## Charts and diagrams as code
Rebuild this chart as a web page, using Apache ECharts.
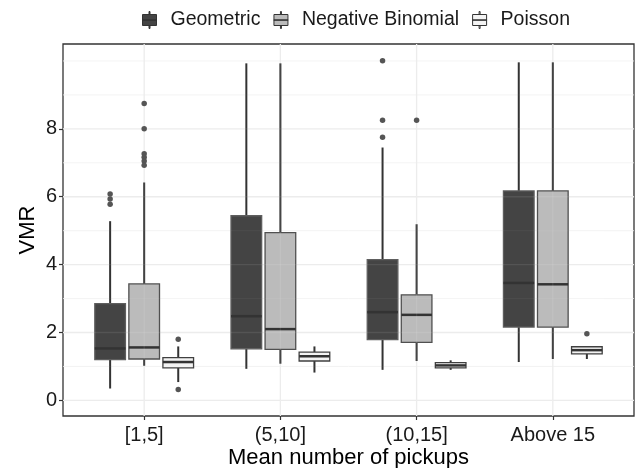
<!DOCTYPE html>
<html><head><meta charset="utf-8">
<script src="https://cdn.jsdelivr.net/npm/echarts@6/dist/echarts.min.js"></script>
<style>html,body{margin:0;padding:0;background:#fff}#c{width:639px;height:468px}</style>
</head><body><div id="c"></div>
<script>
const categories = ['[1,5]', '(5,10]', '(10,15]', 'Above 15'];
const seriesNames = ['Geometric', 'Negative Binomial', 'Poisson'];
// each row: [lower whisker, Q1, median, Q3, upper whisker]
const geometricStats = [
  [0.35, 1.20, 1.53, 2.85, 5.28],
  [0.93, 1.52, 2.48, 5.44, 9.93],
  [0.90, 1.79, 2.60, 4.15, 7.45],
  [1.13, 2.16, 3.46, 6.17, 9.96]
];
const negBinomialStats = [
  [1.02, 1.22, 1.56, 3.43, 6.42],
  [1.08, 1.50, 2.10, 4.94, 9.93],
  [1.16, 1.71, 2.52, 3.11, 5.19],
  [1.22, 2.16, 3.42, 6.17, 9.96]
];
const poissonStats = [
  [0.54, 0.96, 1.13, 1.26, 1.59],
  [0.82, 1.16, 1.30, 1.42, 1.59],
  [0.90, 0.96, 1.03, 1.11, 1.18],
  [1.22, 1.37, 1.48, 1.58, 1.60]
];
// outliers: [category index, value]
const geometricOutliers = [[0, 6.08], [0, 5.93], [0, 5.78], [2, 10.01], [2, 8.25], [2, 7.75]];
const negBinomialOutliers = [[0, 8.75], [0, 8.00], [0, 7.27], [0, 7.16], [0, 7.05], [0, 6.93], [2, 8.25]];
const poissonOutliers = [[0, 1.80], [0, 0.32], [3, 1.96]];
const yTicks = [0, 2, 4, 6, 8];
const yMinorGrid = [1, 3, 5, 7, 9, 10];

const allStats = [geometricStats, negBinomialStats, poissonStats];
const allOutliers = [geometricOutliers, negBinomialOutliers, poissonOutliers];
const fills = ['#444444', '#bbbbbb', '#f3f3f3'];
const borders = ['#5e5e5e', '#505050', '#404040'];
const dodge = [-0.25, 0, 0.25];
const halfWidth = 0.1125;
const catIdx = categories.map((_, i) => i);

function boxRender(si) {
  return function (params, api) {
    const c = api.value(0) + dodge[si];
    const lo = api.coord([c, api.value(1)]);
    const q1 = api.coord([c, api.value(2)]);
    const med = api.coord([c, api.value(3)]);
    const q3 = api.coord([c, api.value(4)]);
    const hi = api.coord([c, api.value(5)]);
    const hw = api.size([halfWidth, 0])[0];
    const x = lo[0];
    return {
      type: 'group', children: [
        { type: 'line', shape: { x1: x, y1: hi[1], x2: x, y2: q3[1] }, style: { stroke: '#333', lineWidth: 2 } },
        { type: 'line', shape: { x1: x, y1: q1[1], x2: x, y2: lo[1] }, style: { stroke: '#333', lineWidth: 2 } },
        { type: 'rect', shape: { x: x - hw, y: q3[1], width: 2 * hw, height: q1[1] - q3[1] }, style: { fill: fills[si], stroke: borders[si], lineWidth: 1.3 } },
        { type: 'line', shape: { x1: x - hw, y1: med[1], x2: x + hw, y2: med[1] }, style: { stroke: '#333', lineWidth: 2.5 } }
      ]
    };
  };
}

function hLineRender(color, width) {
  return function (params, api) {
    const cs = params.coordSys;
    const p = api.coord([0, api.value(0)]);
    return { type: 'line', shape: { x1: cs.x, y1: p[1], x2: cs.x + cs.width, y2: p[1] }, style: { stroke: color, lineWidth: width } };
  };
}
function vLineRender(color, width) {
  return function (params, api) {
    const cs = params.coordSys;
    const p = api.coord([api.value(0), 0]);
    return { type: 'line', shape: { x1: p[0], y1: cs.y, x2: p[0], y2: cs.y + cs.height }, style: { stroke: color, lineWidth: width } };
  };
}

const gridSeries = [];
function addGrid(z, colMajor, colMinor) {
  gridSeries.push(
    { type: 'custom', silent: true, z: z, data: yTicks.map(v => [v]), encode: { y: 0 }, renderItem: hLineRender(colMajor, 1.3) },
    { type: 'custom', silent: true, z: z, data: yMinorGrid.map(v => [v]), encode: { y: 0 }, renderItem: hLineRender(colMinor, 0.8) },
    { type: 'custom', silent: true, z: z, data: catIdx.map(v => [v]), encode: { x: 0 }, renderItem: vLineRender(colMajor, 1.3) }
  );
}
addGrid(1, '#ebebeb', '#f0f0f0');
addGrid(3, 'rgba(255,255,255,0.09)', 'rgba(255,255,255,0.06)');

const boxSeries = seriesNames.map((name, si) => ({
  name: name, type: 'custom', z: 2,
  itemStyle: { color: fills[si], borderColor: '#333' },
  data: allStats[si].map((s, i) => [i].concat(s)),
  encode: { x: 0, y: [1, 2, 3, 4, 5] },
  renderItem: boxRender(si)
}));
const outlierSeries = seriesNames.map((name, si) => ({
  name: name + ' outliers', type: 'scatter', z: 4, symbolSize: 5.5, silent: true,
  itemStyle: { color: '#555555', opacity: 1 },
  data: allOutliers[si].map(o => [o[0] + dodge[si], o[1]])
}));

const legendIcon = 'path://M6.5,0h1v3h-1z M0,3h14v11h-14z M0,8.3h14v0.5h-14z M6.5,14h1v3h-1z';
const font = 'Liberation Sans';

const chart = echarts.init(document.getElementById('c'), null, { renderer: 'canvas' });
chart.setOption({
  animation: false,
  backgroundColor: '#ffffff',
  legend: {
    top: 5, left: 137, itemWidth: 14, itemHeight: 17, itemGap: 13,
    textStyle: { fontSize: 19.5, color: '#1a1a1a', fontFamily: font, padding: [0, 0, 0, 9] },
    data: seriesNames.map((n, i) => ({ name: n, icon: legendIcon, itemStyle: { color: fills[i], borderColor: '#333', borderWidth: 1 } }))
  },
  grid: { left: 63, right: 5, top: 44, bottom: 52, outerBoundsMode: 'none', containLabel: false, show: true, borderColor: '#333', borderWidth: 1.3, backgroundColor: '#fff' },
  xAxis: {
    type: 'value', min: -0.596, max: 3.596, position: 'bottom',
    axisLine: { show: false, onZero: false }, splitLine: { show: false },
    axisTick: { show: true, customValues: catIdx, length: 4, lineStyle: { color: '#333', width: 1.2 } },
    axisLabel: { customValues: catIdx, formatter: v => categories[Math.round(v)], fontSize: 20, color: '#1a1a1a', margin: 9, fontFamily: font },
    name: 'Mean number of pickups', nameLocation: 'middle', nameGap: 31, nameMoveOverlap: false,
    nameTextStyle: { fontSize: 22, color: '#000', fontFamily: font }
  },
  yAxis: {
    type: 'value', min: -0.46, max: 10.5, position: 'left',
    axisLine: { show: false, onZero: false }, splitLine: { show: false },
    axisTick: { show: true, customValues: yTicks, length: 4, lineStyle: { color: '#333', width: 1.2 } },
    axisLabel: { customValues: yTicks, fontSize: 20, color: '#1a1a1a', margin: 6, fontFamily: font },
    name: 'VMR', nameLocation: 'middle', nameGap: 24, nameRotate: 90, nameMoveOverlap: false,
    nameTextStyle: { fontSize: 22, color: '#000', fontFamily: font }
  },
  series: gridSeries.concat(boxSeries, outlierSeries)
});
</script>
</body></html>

* * *

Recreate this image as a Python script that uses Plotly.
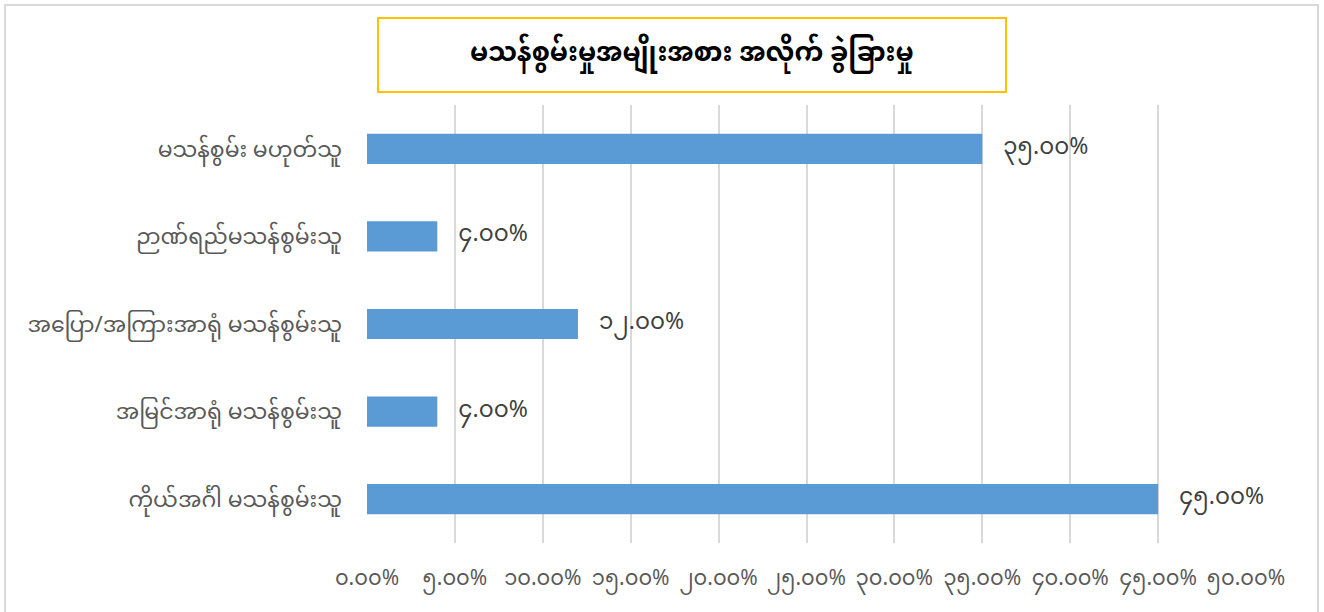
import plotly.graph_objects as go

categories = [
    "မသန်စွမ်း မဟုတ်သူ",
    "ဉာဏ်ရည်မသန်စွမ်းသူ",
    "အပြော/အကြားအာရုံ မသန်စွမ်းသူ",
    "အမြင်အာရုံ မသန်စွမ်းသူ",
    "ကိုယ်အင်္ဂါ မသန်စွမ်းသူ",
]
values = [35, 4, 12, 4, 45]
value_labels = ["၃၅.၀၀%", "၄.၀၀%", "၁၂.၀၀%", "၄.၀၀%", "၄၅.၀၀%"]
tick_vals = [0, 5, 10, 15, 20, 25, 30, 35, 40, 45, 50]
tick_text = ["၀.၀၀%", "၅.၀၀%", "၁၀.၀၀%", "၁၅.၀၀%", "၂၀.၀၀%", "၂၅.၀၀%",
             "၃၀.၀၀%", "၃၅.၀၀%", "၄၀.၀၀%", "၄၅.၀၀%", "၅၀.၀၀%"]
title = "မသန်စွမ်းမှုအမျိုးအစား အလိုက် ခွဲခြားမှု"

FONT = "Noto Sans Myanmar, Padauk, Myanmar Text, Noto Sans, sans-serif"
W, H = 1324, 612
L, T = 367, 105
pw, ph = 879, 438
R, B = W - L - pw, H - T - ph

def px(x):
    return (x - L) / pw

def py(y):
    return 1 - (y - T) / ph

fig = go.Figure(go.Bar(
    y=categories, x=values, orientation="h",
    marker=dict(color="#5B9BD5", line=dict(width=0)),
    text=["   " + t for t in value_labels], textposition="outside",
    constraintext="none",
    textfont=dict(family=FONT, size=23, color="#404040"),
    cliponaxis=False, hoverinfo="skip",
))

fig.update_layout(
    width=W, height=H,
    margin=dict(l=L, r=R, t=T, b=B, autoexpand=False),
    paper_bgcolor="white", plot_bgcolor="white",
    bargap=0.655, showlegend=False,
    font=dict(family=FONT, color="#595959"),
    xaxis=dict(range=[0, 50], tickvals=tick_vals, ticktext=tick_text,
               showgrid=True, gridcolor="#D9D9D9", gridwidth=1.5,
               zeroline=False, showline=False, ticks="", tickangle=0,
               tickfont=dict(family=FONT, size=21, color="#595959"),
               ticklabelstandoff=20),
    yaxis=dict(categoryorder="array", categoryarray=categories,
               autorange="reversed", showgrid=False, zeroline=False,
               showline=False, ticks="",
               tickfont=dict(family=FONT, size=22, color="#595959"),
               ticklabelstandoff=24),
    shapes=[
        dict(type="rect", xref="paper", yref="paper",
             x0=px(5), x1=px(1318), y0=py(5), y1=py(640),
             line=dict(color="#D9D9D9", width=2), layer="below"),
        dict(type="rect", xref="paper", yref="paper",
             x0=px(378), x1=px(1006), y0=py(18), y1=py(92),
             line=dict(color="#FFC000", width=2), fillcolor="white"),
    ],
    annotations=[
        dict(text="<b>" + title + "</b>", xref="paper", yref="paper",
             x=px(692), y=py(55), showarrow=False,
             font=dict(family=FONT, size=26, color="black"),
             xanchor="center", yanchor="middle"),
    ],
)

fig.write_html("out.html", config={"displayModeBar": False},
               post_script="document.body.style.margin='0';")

## Given task
Report all lines of the data above that include the string "this".

## Complete answer
Rebuild this chart as a web page, using Apache ECharts.
Recreate this image as a Python script that uses Plotly.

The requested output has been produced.